Growth is luring national retailers
Shoppers will soon be able to skip those long trips to Tampa or Port Richey.
By MICHAEL KRUSE
Published February 18, 2007
Port Richey? North Tampa?
Who needs 'em?
Not us. Not anymore.
The Coastal Landing development across from the Wal-Mart Supercenter on State Road 50 is looking like the epicenter of Hernando County retail. The new, 18-acre, 151,000-square-foot shopping area is set to have a roster of retailers that includes anchor stores Marshalls, Michaels, Petco, Panera Bread, Linens 'n Things and Old Navy.
These are the kinds of national biggies that until now have meant drives down U.S. 19 to Gulf View Square mall in Port Richey or down the Suncoast Parkway to Westfield Citrus Park in Tampa.
Even with the relative residential slowdown, Hernando is still growing, and retail follows rooftops - as county business development director Mike McHugh likes to put it, "heads in beds."
"When you get to certain population levels, you start showing up on the radar screens of more and more retail and restaurant folks," SunTrust Bank/Nature Coast chief executive Jim Kimbrough said.
"You name it," he said, "and it's all starting to appear on that strip."
"These retailers, these are all places Hernando countians have been chomping at for years," Brooksville Coldwell Banker broker Gary Schraut said. "They've just been doing it in Pasco County.
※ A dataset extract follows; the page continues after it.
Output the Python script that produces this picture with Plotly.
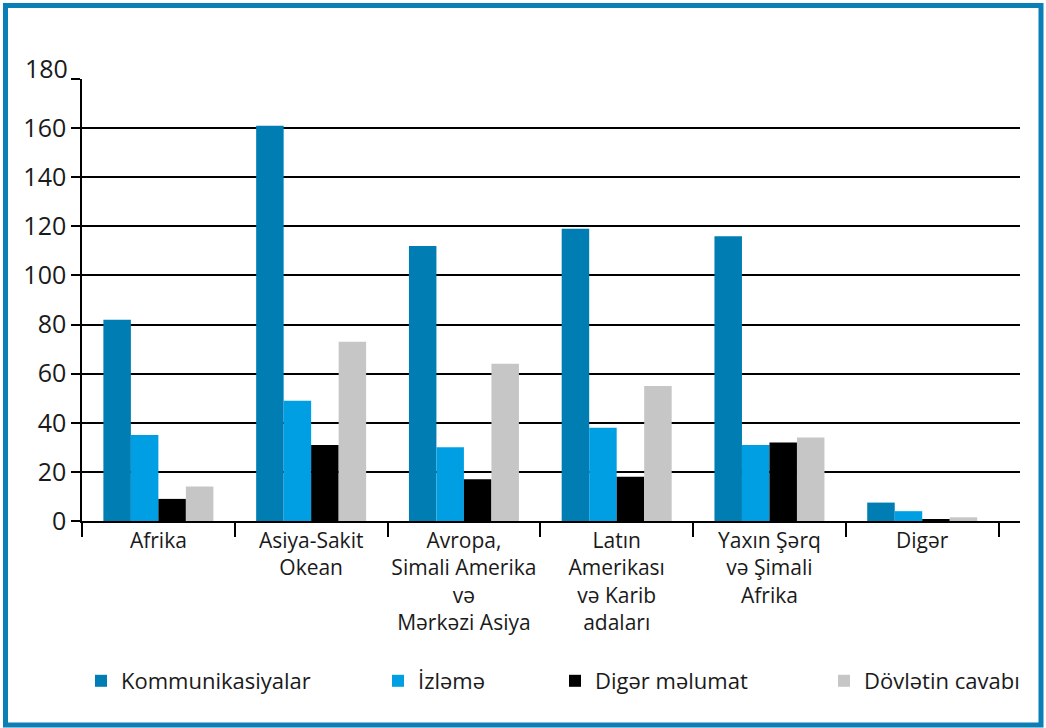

The more they can shop here, the less people have to drive to Pasco and Tampa."
"We're going to pull in that Citrus County market, too," longtime Realtor Jeanne Gavish said. "I believe hordes of people from Homosassa and Crystal River will come down here. That 50 corridor is going to be the main hub for retail."
Not everything is ready to make a home in Hernando.
The Starbucks said to be coming to the new Publix plaza in Brooksville is still just talk. The R.J. Gators that was to come to SR 50 fell through, said Jim Samuel, the restaurant chain's vice president. And a major bookstore? Forget it. Not Barnes & Noble, not Borders, not even Books-A-Million.
But 2006, of course, was the year Carrabba's finally came to the county, and the Italian food chain opened on SR 50 in the fall to much fanfare and long waits for tables.
Holiday Inn Express opened one hotel on SR 50 and another one on U.S. 19.
And the Greater Hernando County Chamber of Commerce added an average of about 30 members a month, said Pat Crowley, the executive director - and most of those were small business owners. So the retail boom isn't just huge national names.
Now, early in 2007, maybe the move-ins aren't arriving at the frenzied, exponential rate they were at this time a year ago, but Hernando's population at the beginning of the year was about 167,000, according to monthly estimates from the county's Planning Department. That's still up nearly 70,000 from the 1990 census and almost 40,000 since 2000.
McHugh's office calls Hernando the geographic center of Florida and bills it as the "Business Gateway to Tampa Bay."
Coastal Landing might as well be at the center of that center. New Plan is the development company in charge, and the market profile study on its Web site shows why these folks are building here: In the 5-mile radius from Coastal Landing, the population in 2000 was 46,866 and 60,119 in 2006. It's projected to be 72,786 by 2011. The median household income has risen and is expected to continue to do that.
The other day at the building site, there were men in hard hats, dirt movers, steamrollers, backhoes, bulldozers, tall piles of dirt and the skeletal concrete block walls of Old Navys and Petcos and Paneras to come.
Linens 'n Things is one of the nation's biggest, most popular home accessory stores. It's scheduled to open in June.
Petco is a leading pet food, supplies and services outlet, and the one in Hernando will have a full grooming salon. It's scheduled to open in August.
"We've got a huge team working on finding new locations, and we definitely like to get into growing areas," Petco spokeswoman Rachel McLennan said. "We want to get in there so we can serve all those people moving into the area."
Also at Coastal Landing: Old Navy is the top seller in the Gap clothes conglomerate, Michaels is the world's largest arts and crafts store, and Panera is a growing chain of cafes.
"And we are currently speaking with other national tenants that have expressed an interest," said Stacy Slater, a spokeswoman for New Plan.
"They're smart," Gavish said, "and they have people with sharp pencils who study this. They have numbers they have to meet in order to justify breaking into a market area."
"The population," Tommie Dawson Realty broker Buddy Selph said, "we've just gotten to a critical mass to the point where those stores can be supported now."
So what does this all mean on the ground in Hernando?
It means fewer drives down 19.
It means fewer tolls paid on the Parkway.
"It means," Gavish said, "I don't have to travel to New Tampa for Panera Bread anymore."